- Born: 1947 (age 78–79) Nanjing, China
- Education: Feng Chia University (BS) Yale University (MArch) Harvard University (MArch) University of California, Berkeley (PhD)
- Occupation: Architect
- Spouse: Yu Shangqing ​(m. 2019)​
- Fields: Architecture
- Thesis: An epistemological critique of contemporary aesthetic theories on architecture: Towards a social theory on the cultural form of space (1987)
- Doctoral advisor: Sara Ishikawa

= Hsia Chu-joe =

Taiwanese activist and architect

Hsia Chu-joe (夏鑄九 (夏铸九, Xià Zhùjiǔ); born 1947) is a Taiwanese activist, architect, and academic specializing in urban design.

== Early life and education ==
Hsia was born in Nanjing, Republic of China in 1947. His father Hsia Hsiao-hua founded the Taiwan Daily. Hsia Chu-joe has two younger siblings, brother Hsia Yu-joe, and sister Hsia Lin-ching.

Hsia graduated from Feng Chia College of Engineering and Business in 1971 with a bachelor's degree in architectural engineering. He then completed graduate studies in the United States, earning a Master of Architecture (M.Arch.) from Yale University in 1975 and a second M.Arch. degree from Harvard University in 1977.

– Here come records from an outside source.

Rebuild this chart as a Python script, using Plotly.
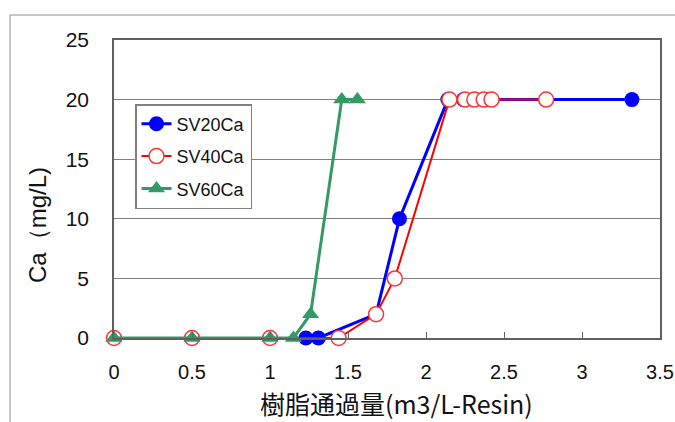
import plotly.graph_objects as go

# Data
sv20_x = [1.23, 1.31, 1.68, 1.83, 2.14, 2.24, 3.32]
sv20_y = [0, 0, 2, 10, 20, 20, 20]

sv40_x = [0, 0.5, 1.0, 1.44, 1.68, 1.80, 2.15, 2.25, 2.31, 2.37, 2.42, 2.77]
sv40_y = [0, 0, 0, 0, 2, 5, 20, 20, 20, 20, 20, 20]

sv60_x = [0, 0.5, 1.0, 1.15, 1.26, 1.46, 1.56]
sv60_y = [0, 0, 0, 0, 2, 20, 20]

x_ticks = [0, 0.5, 1, 1.5, 2, 2.5, 3, 3.5]
x_tick_labels = ["0", "0.5", "1", "1.5", "2", "2.5", "3", "3.5"]
y_ticks = [0, 5, 10, 15, 20, 25]

W, H = 675, 422
L, R, T, B = 114, 15, 40, 84

fig = go.Figure()
fig.add_trace(go.Scatter(
    x=sv20_x, y=sv20_y, name="SV20Ca", mode="lines+markers", legendgroup="a",
    line=dict(color="#0000FF", width=3),
    marker=dict(symbol="circle", size=15, color="#0000FF"),
    cliponaxis=False))
fig.add_trace(go.Scatter(
    x=sv40_x, y=sv40_y, name="SV40Ca", mode="lines+markers", legendgroup="b",
    line=dict(color="#FF0000", width=2),
    marker=dict(symbol="circle", size=15, color="#FFFFFF",
                line=dict(color="#FF3333", width=1.5)),
    cliponaxis=False))
fig.add_trace(go.Scatter(
    x=sv60_x, y=sv60_y, name="SV60Ca", mode="lines+markers", legendgroup="c",
    line=dict(color="#339966", width=3),
    marker=dict(symbol="triangle-up", size=15, color="#339966"),
    cliponaxis=False))

font_num = "Liberation Sans, Arial, sans-serif"

fig.update_layout(
    width=W, height=H,
    margin=dict(l=L, r=R, t=T, b=B, autoexpand=False),
    paper_bgcolor="white", plot_bgcolor="white",
    showlegend=True,
    legend=dict(
        x=(135 - L) / (W - L - R), y=(H - B - 104) / (H - T - B),
        xanchor="left", yanchor="top",
        bgcolor="white", bordercolor="#808080", borderwidth=1.5,
        font=dict(family=font_num, size=18, color="#111111"),
        traceorder="grouped", tracegroupgap=6,
    ),
    xaxis=dict(
        range=[0, 3.5], tickvals=x_ticks, ticktext=x_tick_labels,
        showgrid=False, zeroline=False, automargin=False,
        showline=True, linecolor="#606060", linewidth=1.5, mirror=True,
        ticks="inside", ticklen=6, tickcolor="#606060",
        tickfont=dict(family=font_num, size=20, color="#111111"),
        ticklabelstandoff=15,
    ),
    yaxis=dict(
        range=[0, 25], tickvals=y_ticks, automargin=False,
        showgrid=True, gridcolor="#808080", gridwidth=1.2,
        zeroline=False,
        showline=True, linecolor="#606060", linewidth=1.5, mirror=True,
        ticks="",
        tickfont=dict(family=font_num, size=21, color="#111111"),
        ticklabelstandoff=19,
    ),
)

pw, ph = W - L - R, H - T - B
def px(x):
    return (x - L) / pw
def py(y):
    return (H - B - y) / ph

# Outer chart frame (partially cropped)
fig.add_shape(type="line", xref="paper", yref="paper",
              x0=px(10), x1=px(676), y0=py(15), y1=py(15),
              line=dict(color="#b4b4b4", width=1.5))
fig.add_shape(type="line", xref="paper", yref="paper",
              x0=px(10), x1=px(10), y0=py(15), y1=py(423),
              line=dict(color="#b4b4b4", width=1.5))

fig.add_annotation(text="樹脂通過量(m3/L-Resin)", xref="paper", yref="paper",
                   x=px(396), y=py(403), showarrow=False,
                   xanchor="center", yanchor="middle",
                   font=dict(family="Noto Sans CJK JP", size=25, color="#111111"))
fig.add_annotation(text="Ca（mg/L)", xref="paper", yref="paper",
                   x=px(37), y=py(225), showarrow=False, textangle=-90,
                   xanchor="center", yanchor="middle",
                   font=dict(family=font_num, size=24, color="#111111"))

fig.write_html("out.html", config={"displayModeBar": False},
               post_script="document.body.style.margin='0';")
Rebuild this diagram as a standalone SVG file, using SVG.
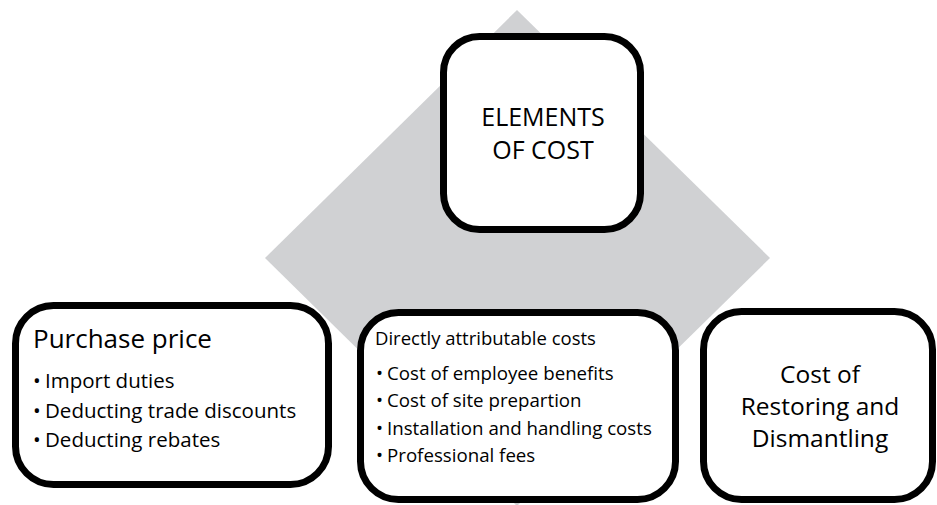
<svg xmlns="http://www.w3.org/2000/svg" width="937" height="505" viewBox="0 0 937 505">
<style>
.box{fill:#fff;stroke:#000;stroke-width:7}
.t{font-family:"Open Sans","Liberation Sans",sans-serif;fill:#000}
</style>
<rect width="937" height="505" fill="#fff"/>
<g id="backdrop">
<polygon points="517,10 770,258 517,506 265,258" fill="#d0d1d3"/>
</g>
<g id="connectors"></g>
<g id="elements">
<rect class="box" x="443.5" y="36.5" width="197" height="193" rx="36"/>
<text class="t" font-size="25" text-anchor="middle"><tspan x="543" y="125.5">ELEMENTS</tspan><tspan x="543" y="158.5">OF COST</tspan></text>
</g>
<g id="purchase">
<rect class="box" x="15.5" y="305.5" width="313" height="179" rx="38"/>
<text class="t" font-size="26" x="33" y="348">Purchase price</text>
<text class="t" font-size="20.5"><tspan x="33" y="388">•</tspan><tspan x="45">Import duties</tspan><tspan x="33" y="418">•</tspan><tspan x="45">Deducting trade discounts</tspan><tspan x="33" y="447">•</tspan><tspan x="45">Deducting rebates</tspan></text>
</g>
<g id="direct">
<rect class="box" x="360.5" y="312.5" width="315" height="187" rx="38"/>
<text class="t" font-size="18.5" x="375" y="345">Directly attributable costs</text>
<text class="t" font-size="18.7"><tspan x="376" y="380">•</tspan><tspan x="387">Cost of employee benefits</tspan><tspan x="376" y="407">•</tspan><tspan x="387">Cost of site prepartion</tspan><tspan x="376" y="435">•</tspan><tspan x="387">Installation and handling costs</tspan><tspan x="376" y="462">•</tspan><tspan x="387">Professional fees</tspan></text>
</g>
<g id="restoring">
<rect class="box" x="703.5" y="311.5" width="229" height="188" rx="38"/>
<text class="t" font-size="24.5" text-anchor="middle"><tspan x="820" y="383">Cost of</tspan><tspan x="820" y="415">Restoring and</tspan><tspan x="820" y="447">Dismantling</tspan></text>
</g>
</svg>
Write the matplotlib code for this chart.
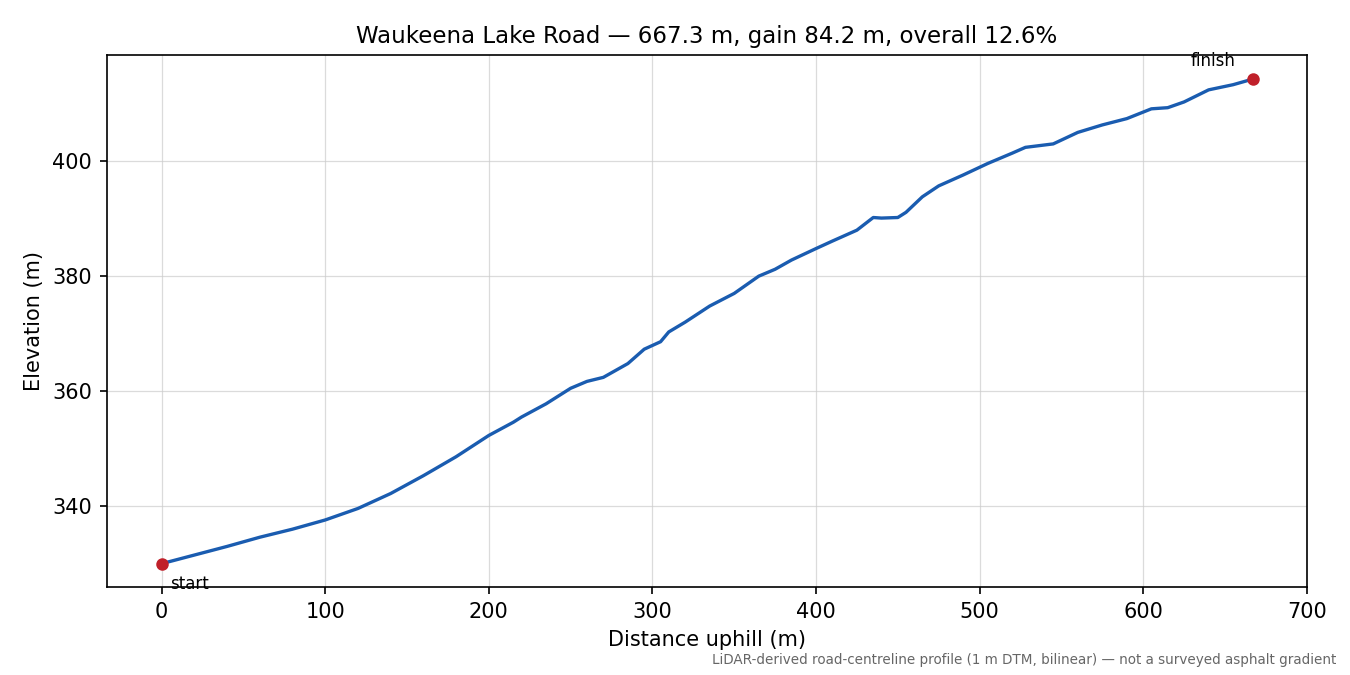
import matplotlib
matplotlib.use("Agg")
import matplotlib.pyplot as plt

distance = [0, 20, 40, 60, 80, 100, 120, 140, 160, 180, 200, 215, 220, 235, 250, 260, 270, 285, 295, 305, 310, 320, 335, 350, 365, 375, 385, 400, 410, 425, 435, 440, 450, 455, 465, 475, 490, 505, 520, 528, 545, 560, 575, 590, 605, 615, 625, 640, 655, 667.3]
elevation = [330.0, 331.5, 333.0, 334.6, 336.0, 337.6, 339.6, 342.2, 345.3, 348.6, 352.3, 354.6, 355.5, 357.8, 360.5, 361.7, 362.4, 364.8, 367.3, 368.6, 370.3, 372.0, 374.8, 377.0, 380.0, 381.2, 382.8, 384.8, 386.1, 388.0, 390.2, 390.1, 390.2, 391.1, 393.8, 395.7, 397.6, 399.6, 401.4, 402.4, 403.0, 405.0, 406.3, 407.4, 409.1, 409.3, 410.3, 412.4, 413.3, 414.3]

fig, ax = plt.subplots(figsize=(9, 4.5), dpi=150)
fig.subplots_adjust(left=0.079, right=0.968, top=0.918, bottom=0.130)
ax.plot(distance, elevation, color="#1a5cb0", lw=1.6)
ax.plot([distance[0], distance[-1]], [elevation[0], elevation[-1]], "o", color="#c0202a", ms=5)
ax.annotate("start", (distance[0], elevation[0]), xytext=(4, -12), textcoords="offset points", fontsize=8)
ax.annotate("finish", (distance[-1], elevation[-1]), xytext=(-30, 6), textcoords="offset points", fontsize=8)
ax.set_xlim(-33.6, 700)
ax.set_ylim(325.9, 418.4)
ax.set_yticks([340, 360, 380, 400])
ax.grid(True, color="#cccccc", lw=0.6, alpha=0.7)
ax.set_xlabel("Distance uphill (m)")
ax.set_ylabel("Elevation (m)")
ax.set_title("Waukeena Lake Road — 667.3 m, gain 84.2 m, overall 12.6%", fontsize=11)
fig.text(0.99, 0.012, "LiDAR-derived road-centreline profile (1 m DTM, bilinear) — not a surveyed asphalt gradient",
         ha="right", va="bottom", fontsize=6.5, color="#666666")
fig.savefig("out.png")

Hsia began teaching at what became National Taiwan University's Graduate Institute of Building and Planning after completing his second master's degree. In 1987, Hsia earned his Ph.D. in architecture from the University of California, Berkeley. His doctoral dissertation was titled, "An epistemological critique of contemporary aesthetic theories on architecture: towards a social theory on the cultural form of space".

== Career ==
Between 1997 and 2012, Hsia served as chief editor of the academic journal Cities and Design. In 2013, Hsia was elected a distinguished fellow of the International Forum on Urbanism. Between 2013 and 2016, Hsia was Yixing Chair Professor of Nanjing University. From 2014 to 2016, Hsia was president of the Asian Planning Schools Association. He later taught at Southeast University as Tongjuan Chair Professor within the School of Architecture.

In 2004, Hsia served as the inaugural convener of the architectural group at the National Arts Awards. In 2010, Hsia helped evaluate bids for the Pop Music Center at Kaohsiung Harbor. In 2015, Hsia was elected chair of the jury that selected the winning bid for the Taiwan Taoyuan International Airport Terminal 3 Area International Design Competition. That year, Hsia concurrently served on the Taipei City Government's Cultural Heritage Evaluation Committee. Hsia was invited to judge the entrants for the first Taiwan Light Environment Award presented by the Coretronic Culture and Arts Foundation in 2018.

Hsia is also an activist, and identifies with the political left. Hsu Hsin-liang considered Hsia as a potential vice presidential candidate in his 2000 presidential campaign, before he chose Josephine Chu as his running mate. Hsia is a founding member of the Coalition for Equal Opportunity, established in 2004. Hsia spoke at the 2014 Taipei International Book Exhibition in support of independent bookstores. He pushed for the Losheng Sanatorium to be preserved without the evictions of its residents. He has been critical of Taiwan's "twisted" development, stating in 2000, "Taiwan is seriously ill. It's because of the dominant ideology's focus on economic development over the past 30 years." In 2012, Hsia described Taiwan's attempts at cultural preservation as materialistic, due to influence by the Western world. He is a proponent of involving people in the process of reconstruction and cultural preservation.

== Personal life ==
Hsia's first marriage was to Wang Mei (王槑), with whom he had a son. He later married Chen Ming-fang (陳明芳). In February 2019, Hsia married Yu Shangqing (于上清), who is 40 years his junior, in Nanjing. Yu, a Chinese computer engineer with a Ph.D. degree, had helped Hsia process electronic information.